Books

Virginia Woolf: Art, Life and Vision

£22.50

ISBN: 9781855144811
Artist(s): Virginia Woolf
Author(s): Frances Spalding
Format: paperback
Year published: July 2014
Publisher: National Portrait Gallery
Publisher Location: London
Total Pages: 192
Illustrations: Illustrated throughout in colour
Height: 21 cm

Author(s) Biographies:

7 available

Published to accompany the  exhibition Virginia Woolf: Art Life and Vision at the National Portrait Gallery from 10th July to 26th October 2014.

This revealing, highly illustrated biography of Virginia Woolf (1882–1941) by a leading authority on the Bloomsbury Group accompanies a major exhibition of portraits of the world-renowned British novelist, essayist, biographer and critic and her circle at the National Portrait Gallery, London.

Virginia Woolf’s many novels, notably Night and Day (1919), Jacob’s Room (1922), Mrs Dalloway (1925), To the Lighthouse (1927) and The Waves (1931), transformed ideas about structure, plot and characterisation.
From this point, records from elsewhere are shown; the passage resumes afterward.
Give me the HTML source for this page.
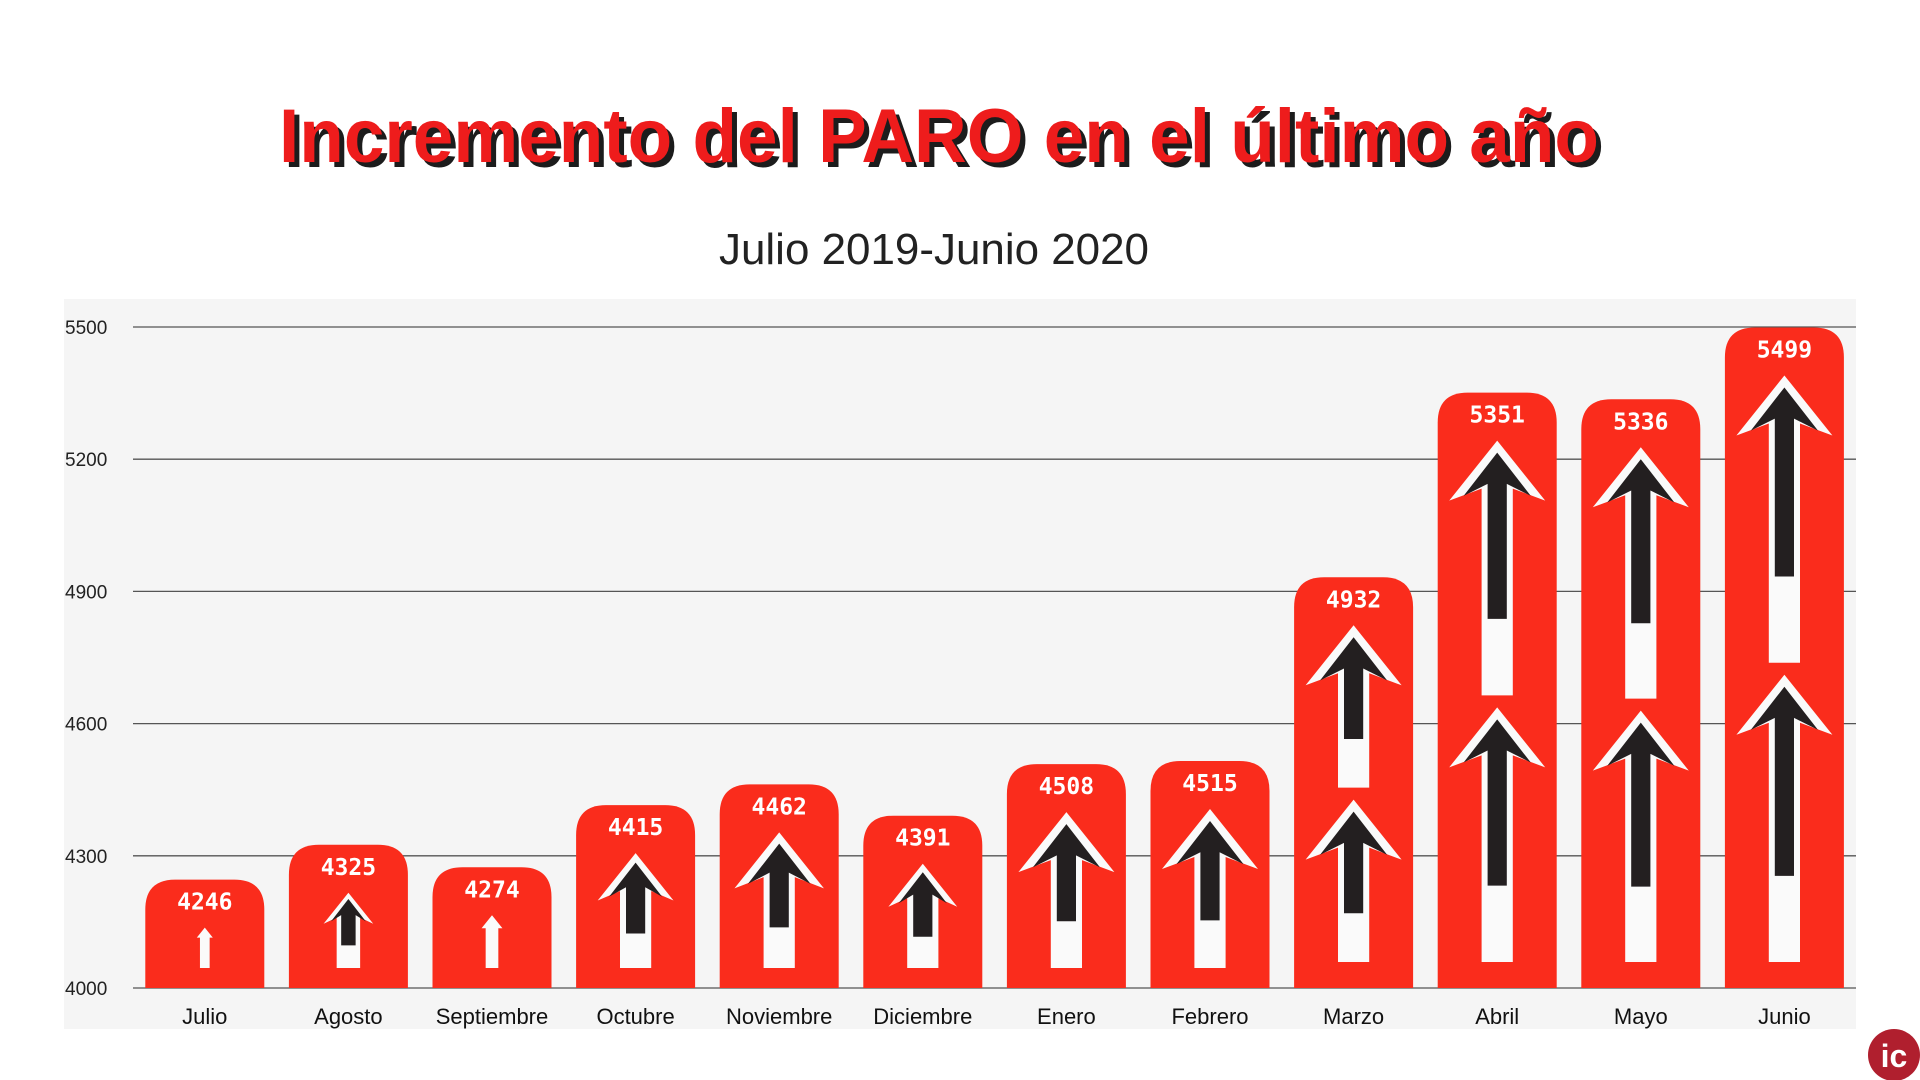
<!DOCTYPE html>
<html><head><meta charset="utf-8">
<style>
html,body{margin:0;padding:0;background:#fff;width:1920px;height:1080px;overflow:hidden}
svg{display:block}
</style></head>
<body>
<svg id="chart" width="1920" height="1080" xmlns="http://www.w3.org/2000/svg">
  <g>
    <text x="284" y="167" textLength="1320" lengthAdjust="spacingAndGlyphs" font-family="Liberation Sans Narrow, Liberation Sans, sans-serif" font-weight="bold" font-size="76" fill="#1c1c1c">Incremento del PARO en el último año</text>
    <text x="279" y="162" textLength="1320" lengthAdjust="spacingAndGlyphs" font-family="Liberation Sans Narrow, Liberation Sans, sans-serif" font-weight="bold" font-size="76" fill="#ee1c1c">Incremento del PARO en el último año</text>
  </g>
  <text x="934" y="264" text-anchor="middle" font-family="Liberation Sans, sans-serif" font-size="44" fill="#222" textLength="430" lengthAdjust="spacingAndGlyphs">Julio 2019-Junio 2020</text>
  <rect x="64" y="299" width="1792" height="730" fill="#f5f5f5"/>
  <g id="grid"></g>
  <g id="bars"></g>
  <g>
    <circle cx="1894" cy="1055" r="26" fill="#b01f2e"/>
    <text x="1894" y="1067" text-anchor="middle" font-family="Liberation Sans, sans-serif" font-weight="bold" font-size="32" fill="#fff">ic</text>
  </g>
</svg>
<script>
const categories=["Julio","Agosto","Septiembre","Octubre","Noviembre","Diciembre","Enero","Febrero","Marzo","Abril","Mayo","Junio"];
const values=[4246,4325,4274,4415,4462,4391,4508,4515,4932,5351,5336,5499];
const yTicks=[4000,4300,4600,4900,5200,5500];
const NS="http://www.w3.org/2000/svg";
const yMin=4000,yMax=5500,y0=988,y1=327;
function yScale(v){return y0-(v-yMin)/(yMax-yMin)*(y0-y1);}
const bandStart=133,band=143.6,barW=119;
function xCenter(i){return bandStart+band*(i+0.5);}
function mk(tag,attrs,parent){const e=document.createElementNS(NS,tag);for(const k in attrs)e.setAttribute(k,attrs[k]);parent.appendChild(e);return e;}
const grid=document.getElementById('grid');
yTicks.forEach(t=>{
  const y=yScale(t);
  const l=mk('line',{x1:133,x2:1856,y1:y,y2:y,stroke:'#555','stroke-width':1.3},grid);
  
  
  const tx=mk('text',{x:65,y:y+7,'font-family':'Liberation Sans, sans-serif','font-size':19,fill:'#222'},grid);
  tx.textContent=t;
  
  
});
const bars=document.getElementById('bars');
function arrow(g,cx,top,bot,white){
  const h=bot-top, hw=Math.min(h*0.33,48), sw=Math.min(h*0.12,12);
  const headH=hw*1.25;
  if(white){
    mk('path',{d:`M${cx} ${top} L${cx+hw*0.6} ${top+headH*0.6} L${cx+sw} ${top+headH*0.6} L${cx+sw} ${bot} L${cx-sw} ${bot} L${cx-sw} ${top+headH*0.6} L${cx-hw*0.6} ${top+headH*0.6} Z`,fill:'#fafafa'},g);
    return;
  }
  mk('path',{d:`M${cx} ${top} L${cx+hw} ${top+headH} L${cx+sw*1.3} ${top+headH*0.8} L${cx+sw*1.3} ${bot} L${cx-sw*1.3} ${bot} L${cx-sw*1.3} ${top+headH*0.8} L${cx-hw} ${top+headH} Z`,fill:'#fafafa'},g);
  mk('path',{d:`M${cx} ${top+hw*0.25} L${cx+hw*0.7} ${top+headH*0.92} L${cx+sw*0.8} ${top+headH*0.72} L${cx+sw*0.8} ${bot-h*0.3} L${cx-sw*0.8} ${bot-h*0.3} L${cx-sw*0.8} ${top+headH*0.72} L${cx-hw*0.7} ${top+headH*0.92} Z`,fill:'#231f20'},g);
}
values.forEach((v,i)=>{
  const cx=xCenter(i), top=yScale(v), x=cx-barW/2, h=y0-top, r=30;
  const g=mk('g',{},bars);
  
  
  mk('path',{d:`M${x} ${y0} L${x} ${top+r} Q${x} ${top} ${x+r} ${top} L${x+barW-r} ${top} Q${x+barW} ${top} ${x+barW} ${top+r} L${x+barW} ${y0} Z`,fill:'#fa2c1c'},g);
  const aTop=top+42, aBot=y0-20;
  const n=v>4800?2:1;
  const white=(i===0||i===2);
  const seg=(aBot-aTop)/n;
  for(let k=0;k<n;k++){arrow(g,cx,aTop+seg*k+6,aTop+seg*(k+1)-(n>1?6:0),white);}
  const t=mk('text',{x:cx,y:top+30,'text-anchor':'middle','font-family':'DejaVu Sans Mono, Liberation Mono, monospace','font-weight':'bold','font-size':23,fill:'#fff'},g);
  t.textContent=v;
  
  
  const c=mk('text',{x:cx,y:1024,'text-anchor':'middle','font-family':'Liberation Sans, sans-serif','font-size':22,fill:'#111'},bars);
  c.textContent=categories[i];
  
  
});
</script>
</body></html>
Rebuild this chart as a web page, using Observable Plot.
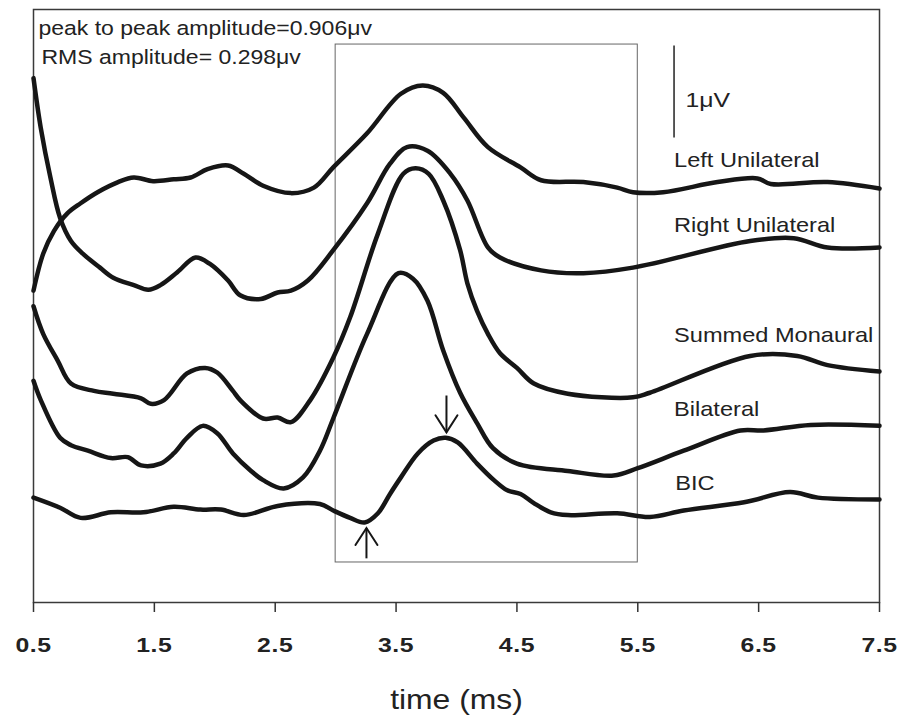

The third child of Leslie and Julia Stephen, and sister of Vanessa (later Bell), Woolf was a central figure in the Bloomsbury Group: that union of friends who revolutionised British culture with their innovative approach to art, design and society in the early years of the twentieth century.

Portraiture figured greatly in Woolf’s life. Portraits by G.F. Watts and photographs made by her aunt, Julia Margaret Cameron, furnished rooms in which she lived. Written portraits were produced in the family home; her father, Leslie Stephen, published short biographies of Samuel Johnson, Pope, Swift, George Eliot and Thomas Hobbes, while editing the first twenty-six volumes of the Dictionary of National Biography. Throughout her life, Woolf, a sharp observer and a brilliant wordsmith, composed memorable vignettes-in-words of people she knew or encountered, and was herself portrayed by artists and photographers on many occasions.

This beautifully illustrated book, like the exhibition it accompanies, catches Woolf’s appearance and that of the world around her, but it also points to her pursuit of the hidden, the fleeting and obscure, in her desire to understand better the place and moment in time and in history in which she lived. In charting the emotional milestones in Woolf’s life – her love affairs, wartime experiences and the depression that resulted in her suicide in 1941 – author Frances Spalding acknowledges the seen and unseen aspects of her subject; the outer and the inner, the recognisable and the concealed.